* RAW DATA:
■ ■ ■ ■

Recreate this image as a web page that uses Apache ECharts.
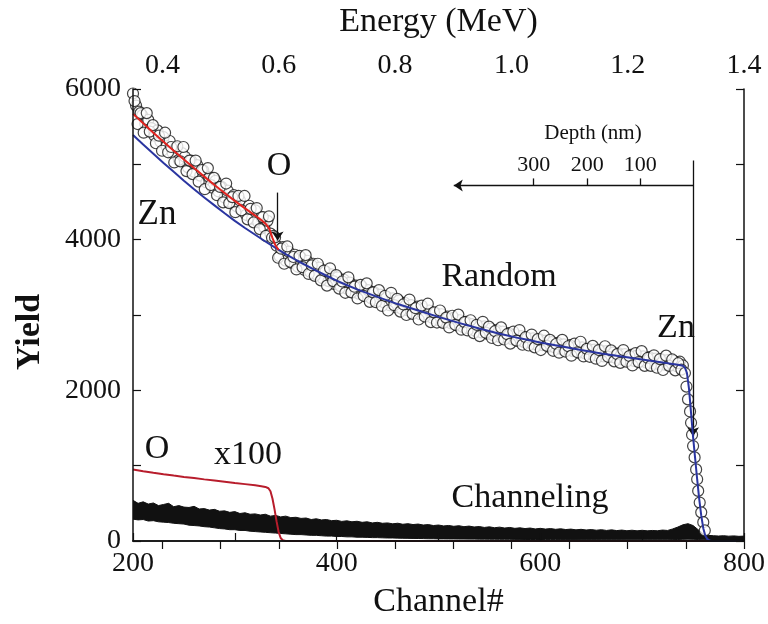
<!DOCTYPE html>
<html><head><meta charset="utf-8">
<script src="https://cdn.jsdelivr.net/npm/echarts@6/dist/echarts.min.js"></script>
<style>html,body{margin:0;padding:0;background:#fff}#c{width:768px;height:624px}</style>
</head><body><div id="c"></div>
<script>
// ---------- data ----------
const energyTickValues = [0.4,0.5,0.6,0.7,0.8,0.9,1.0,1.1,1.2,1.3,1.4];
const energyLabelValues = [0.4,0.6,0.8,1.0,1.2,1.4];
const energyAtChannel800 = 1.4;
const energyPerChannel = 0.0017513;

// Random spectrum (open circles), set A: channels 200..740 every 3 channels
const randomStartA = 200, randomStep = 3;
const randomValuesA = [
 5940,5780,5700,5650,5540,5590,5480,5380,5450,5300,
 5360,5240,5310,5150,5220,5060,5150,5100,4960,5050,
 4900,4990,4850,4920,4760,4830,4690,4780,4640,4700,
 4560,4650,4500,4590,4440,4520,4380,4330,4450,4280,
 4390,4230,4300,4160,4250,4080,4050,3920,3780,3900,
 3720,3840,3690,3800,3640,3760,3600,3720,3570,3680,
 3540,3630,3490,3580,3450,3540,3410,3500,3380,3470,
 3350,3430,3300,3390,3280,3370,3250,3330,3220,3300,
 3190,3270,3170,3240,3130,3220,3100,3190,3080,3160,
 3060,3130,3030,3110,3010,3080,2980,3060,2960,3030,
 2930,3010,2910,2980,2890,2960,2860,2930,2840,2910,
 2820,2880,2790,2860,2770,2850,2750,2820,2730,2800,
 2710,2780,2700,2760,2680,2740,2660,2720,2640,2700,
 2630,2690,2610,2680,2600,2660,2580,2640,2570,2630,
 2550,2610,2540,2600,2520,2580,2500,2570,2490,2550,
 2480,2540,2460,2530,2450,2520,2440,2500,2430,2490,
 2410,2480,2400,2470,2390,2460,2380,2450,2370,2440,
 2360,2420,2350,2410,2340,2400,2330,2390,2320,2380,
 2330
];
// set B: channels 201.5..738.5 every 3 channels
const randomStartB = 201.5;
const randomValuesB = [
 5840,5535,5680,5420,5680,5435,5520,5280,5380,5180,
 5420,5160,5230,5025,5240,5040,5230,4910,5050,4870,
 5050,4770,4925,4670,4950,4725,4820,4590,4700,4495,
 4745,4485,4565,4365,4580,4390,4580,4270,4410,4230,
 4420,4140,4300,4050,4310,4025,4030,3760,3880,3680,
 3910,3705,3770,3605,3785,3635,3795,3545,3660,3520,
 3680,3460,3590,3390,3620,3450,3530,3350,3445,3295,
 3500,3300,3375,3220,3400,3255,3420,3175,3300,3170,
 3330,3120,3255,3060,3295,3130,3215,3045,3140,3000,
 3205,3015,3090,2940,3125,2980,3150,2905,3035,2900,
 3060,2895,2965,2835,2990,2870,3005,2805,2905,2795,
 2930,2760,2870,2720,2910,2765,2845,2695,2785,2665,
 2835,2675,2745,2620,2780,2660,2800,2605,2705,2595,
 2740,2570,2680,2535,2725,2590,2670,2525,2615,2500,
 2670,2515,2585,2460,2620,2505,2645,2450,2550,2445,
 2590,2420,2535,2390,2585,2445,2530,2385,2480,2365,
 2535,2380,2455,2330,2495,2375,2520,2325,2430,2325,
 2465,2300,2415,2270,2460,2325,2410,2265,2360,2275
];
// Random spectrum on the Zn edge
const edgeChannels = [742,743.5,745,747,748,749,750,751.5,753,754,755,756.5,758,760,761.5];
const edgeValues   = [2230,2050,1880,1720,1570,1410,1260,1110,950,820,665,510,380,250,140];

// Simulation: total (blue)
const blueChannels = [200,210,220,230,240,250,260,270,280,290,300,310,320,330,340,350,360,370,380,390,400,420,440,460,480,500,520,540,560,580,600,620,640,660,680,700,720,735,740,742,744,746,748,750,752,754,756,758,760,762,764,766,768,800];
const blueValues   = [5390,5262,5140,5018,4900,4783,4670,4560,4455,4350,4250,4155,4065,3976,3890,3808,3730,3658,3590,3521,3455,3340,3240,3145,3060,2975,2895,2820,2750,2690,2635,2585,2535,2490,2450,2410,2370,2340,2325,2300,2230,2020,1700,1380,1100,820,560,340,170,70,25,8,0,0];

// Simulation with O (red)
const redChannels = [200,210,220,230,240,250,260,270,280,290,300,310,320,326,331,334,337,340,343];
const redValues   = [5670,5545,5420,5300,5180,5065,4950,4837,4725,4620,4515,4415,4320,4260,4200,4140,4020,3920,3865];

// O signal x100
const oChannels = [200,210,220,230,240,250,260,270,280,290,300,310,320,326,330,333,335,337,339,341,343,345,347,350,800];
const oValues   = [950,927,905,886,868,851,835,818,802,786,770,755,740,728,718,700,660,560,420,260,120,40,10,0,0];

// Channeling spectrum band: channels 200..800 every 5
const chanStart = 200, chanStep = 5;
const chanUpper = [
 540,500,520,490,505,470,485,500,455,470,
 450,445,460,425,430,410,420,395,400,380,
 390,365,375,355,360,345,355,330,340,320,
 330,310,315,300,305,285,295,280,285,270,
 275,260,268,255,262,248,255,240,248,235,
 240,228,236,222,230,218,225,212,218,205,
 212,200,206,195,203,190,198,186,192,180,
 188,176,184,172,180,168,175,165,172,160,
 168,158,165,155,162,152,158,148,155,146,
 152,143,150,140,148,138,145,136,143,135,
 142,135,140,136,145,140,160,185,215,230,
 205,150,95,75,70,66,70,64,68,62,
 65
];
const chanLower = [
 290,280,285,265,270,255,250,245,235,230,
 225,210,205,200,190,185,175,165,160,150,
 150,140,140,130,125,120,115,110,105,100,
 95,90,85,85,80,75,75,70,65,65,
 60,60,55,55,50,50,48,45,45,42,
 40,40,38,36,35,34,33,32,30,30,
 28,28,27,27,26,26,25,25,24,24,
 23,23,22,22,22,21,21,20,20,20,
 20,19,19,19,18,18,18,18,17,17,
 17,17,16,16,16,16,16,15,15,15,
 15,15,15,15,15,15,18,20,22,24,
 22,20,15,12,12,12,12,12,12,12,
 12
];

// Depth scale annotation (depth in nm at channel)
const depthLabels = ['300','200','100'];
const depthChannels = [593.5, 646, 698];
const depthSurfaceChannel = 750;
const depthArrowEndChannel = 515;
const depthLevel = 4718;

// ---------- build ----------
const FONT = '"Liberation Serif", "Times New Roman", serif';
const eToCh = e => 800 - (energyAtChannel800 - e) / energyPerChannel;
const chToE = c => energyAtChannel800 - (800 - c) * energyPerChannel;

const randomData = randomValuesA.map((v, i) => [randomStartA + i * randomStep, v])
  .concat(randomValuesB.map((v, i) => [randomStartB + i * randomStep, v]))
  .concat(edgeChannels.map((c, i) => [c, edgeValues[i]]));
const chanCh = chanUpper.map((v, i) => chanStart + i * chanStep);
const upperData = chanUpper.map((v, i) => [chanCh[i], v]);
const lowerData = chanLower.map((v, i) => [chanCh[i], v]);
const blueData = blueChannels.map((c, i) => [c, blueValues[i]]);
const redData = redChannels.map((c, i) => [c, redValues[i]]);
const oData = oChannels.map((c, i) => [c, oValues[i]]);

const blk = '#111';
const lineBase = {type:'line', showSymbol:false, symbol:'none', animation:false};

const markLines = [
  [{coord:[342,4625], symbol:'none'}, {coord:[342,3990], symbol:'arrow'}],
  [{coord:[depthSurfaceChannel, depthLevel], symbol:'none'}, {coord:[depthArrowEndChannel, depthLevel], symbol:'arrow'}],
  [{coord:[depthSurfaceChannel, 5050], symbol:'none'}, {coord:[depthSurfaceChannel, 1390], symbol:'arrow'}]
].concat(depthChannels.map((c, i) => [
  {coord:[c, depthLevel], symbol:'none'},
  {coord:[c, depthLevel + 95], symbol:'none', label:{show:true, position:'end', formatter: depthLabels[i], fontFamily:FONT, fontSize:22, color:blk, distance:2}}
]));

const chart = echarts.init(document.getElementById('c'), null, {renderer:'canvas'});
chart.setOption({
  animation:false,
  backgroundColor:'#fff',
  grid:{left:133, right:22, top:88, bottom:82},
  xAxis:[{
    type:'value', position:'bottom', min:200, max:800, interval:100,
    name:'Channel#', nameLocation:'middle', nameGap:44,
    nameTextStyle:{fontFamily:FONT, fontSize:34, color:blk},
    axisLine:{lineStyle:{color:blk, width:1.5}},
    axisTick:{inside:true, length:8, lineStyle:{color:blk, width:1.2}},
    axisLabel:{fontFamily:FONT, fontSize:28, color:blk, margin:9,
      formatter:v => (v % 200 === 0 ? String(v) : '')},
    splitLine:{show:false}, z:10
  },{
    type:'value', position:'top', min:200, max:800,
    name:'Energy (MeV)', nameLocation:'middle', nameGap:50,
    nameTextStyle:{fontFamily:FONT, fontSize:34, color:blk},
    axisLine:{lineStyle:{color:blk, width:1.5}},
    axisTick:{inside:true, length:8, lineStyle:{color:blk, width:1.2}, customValues: energyTickValues.map(eToCh)},
    axisLabel:{fontFamily:FONT, fontSize:28, color:blk, margin:9,
      customValues: energyLabelValues.map(eToCh),
      formatter:v => chToE(v).toFixed(1)},
    splitLine:{show:false}, z:10
  }],
  yAxis:[{
    type:'value', position:'left', min:0, max:6000, interval:1000,
    name:'Yield', nameLocation:'middle', nameGap:86, nameRotate:90,
    nameTextStyle:{fontFamily:FONT, fontSize:34, color:blk, fontWeight:'bold', padding:[0,34,0,0]},
    axisLine:{show:true, lineStyle:{color:blk, width:1.5}},
    axisTick:{show:true, inside:true, length:8, lineStyle:{color:blk, width:1.2}},
    axisLabel:{fontFamily:FONT, fontSize:28, color:blk, margin:12,
      formatter:v => (v % 2000 === 0 ? String(v) : '')},
    splitLine:{show:false}, z:10
  },{
    type:'value', position:'right', min:0, max:6000, interval:1000,
    axisLine:{show:true, lineStyle:{color:blk, width:1.5}},
    axisTick:{show:true, inside:true, length:8, lineStyle:{color:blk, width:1.2}},
    axisLabel:{show:false}, splitLine:{show:false}, z:10
  }],
  series:[
    Object.assign({}, lineBase, {name:'Channeling', data:upperData,
      lineStyle:{color:blk, width:1}, areaStyle:{color:blk, opacity:1, origin:'start'}, z:1}),
    Object.assign({}, lineBase, {name:'Channeling (lower edge)', data:lowerData,
      lineStyle:{color:blk, width:1}, areaStyle:{color:'#fff', opacity:1, origin:'start'}, z:1}),
    Object.assign({}, lineBase, {name:'O x100', data:oData,
      lineStyle:{color:'#b81d2c', width:2}, z:3}),
    {type:'scatter', name:'Random', data:randomData, symbol:'circle', symbolSize:11,
      itemStyle:{color:'#fff', borderColor:'#151515', borderWidth:1.2}, z:4, animation:false},
    Object.assign({}, lineBase, {name:'Simulation', data:blueData,
      lineStyle:{color:'#2a35a0', width:2}, z:5,
      markLine:{silent:true, symbolSize:9, animation:false,
        lineStyle:{color:blk, width:1.3, type:'solid'}, label:{show:false},
        data:markLines}}),
    Object.assign({}, lineBase, {name:'Simulation with O', data:redData,
      lineStyle:{color:'#e2231f', width:2}, z:6})
  ],
  graphic:[
    {type:'text', x:157, y:215, z:20, style:{text:'Zn', font:'35px '+FONT, fill:blk, align:'center', verticalAlign:'middle'}},
    {type:'text', x:279, y:166, z:20, style:{text:'O', font:'34px '+FONT, fill:blk, align:'center', verticalAlign:'middle'}},
    {type:'text', x:499, y:277, z:20, style:{text:'Random', font:'34px '+FONT, fill:blk, align:'center', verticalAlign:'middle'}},
    {type:'text', x:676, y:328, z:20, style:{text:'Zn', font:'34px '+FONT, fill:blk, align:'center', verticalAlign:'middle'}},
    {type:'text', x:593, y:133, z:20, style:{text:'Depth (nm)', font:'21px '+FONT, fill:blk, align:'center', verticalAlign:'middle'}},
    {type:'text', x:157, y:449, z:20, style:{text:'O', font:'34px '+FONT, fill:blk, align:'center', verticalAlign:'middle'}},
    {type:'text', x:248, y:455, z:20, style:{text:'x100', font:'34px '+FONT, fill:blk, align:'center', verticalAlign:'middle'}},
    {type:'text', x:530, y:498, z:20, style:{text:'Channeling', font:'34px '+FONT, fill:blk, align:'center', verticalAlign:'middle'}}
  ]
});
</script>
</body></html>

■ ■ ■ ■

* WORK INSTRUCTIONS: Everything from the first line to the line with "const energyPerChannel = 0.0017513;" must be repeated exactly, and nothing else. Leave the pictures out.

* WRITTEN SOLUTION:
Recreate this image as a web page that uses Apache ECharts.
<!DOCTYPE html>
<html><head><meta charset="utf-8">
<script src="https://cdn.jsdelivr.net/npm/echarts@6/dist/echarts.min.js"></script>
<style>html,body{margin:0;padding:0;background:#fff}#c{width:768px;height:624px}</style>
</head><body><div id="c"></div>
<script>
// ---------- data ----------
const energyTickValues = [0.4,0.5,0.6,0.7,0.8,0.9,1.0,1.1,1.2,1.3,1.4];
const energyLabelValues = [0.4,0.6,0.8,1.0,1.2,1.4];
const energyAtChannel800 = 1.4;
const energyPerChannel = 0.0017513;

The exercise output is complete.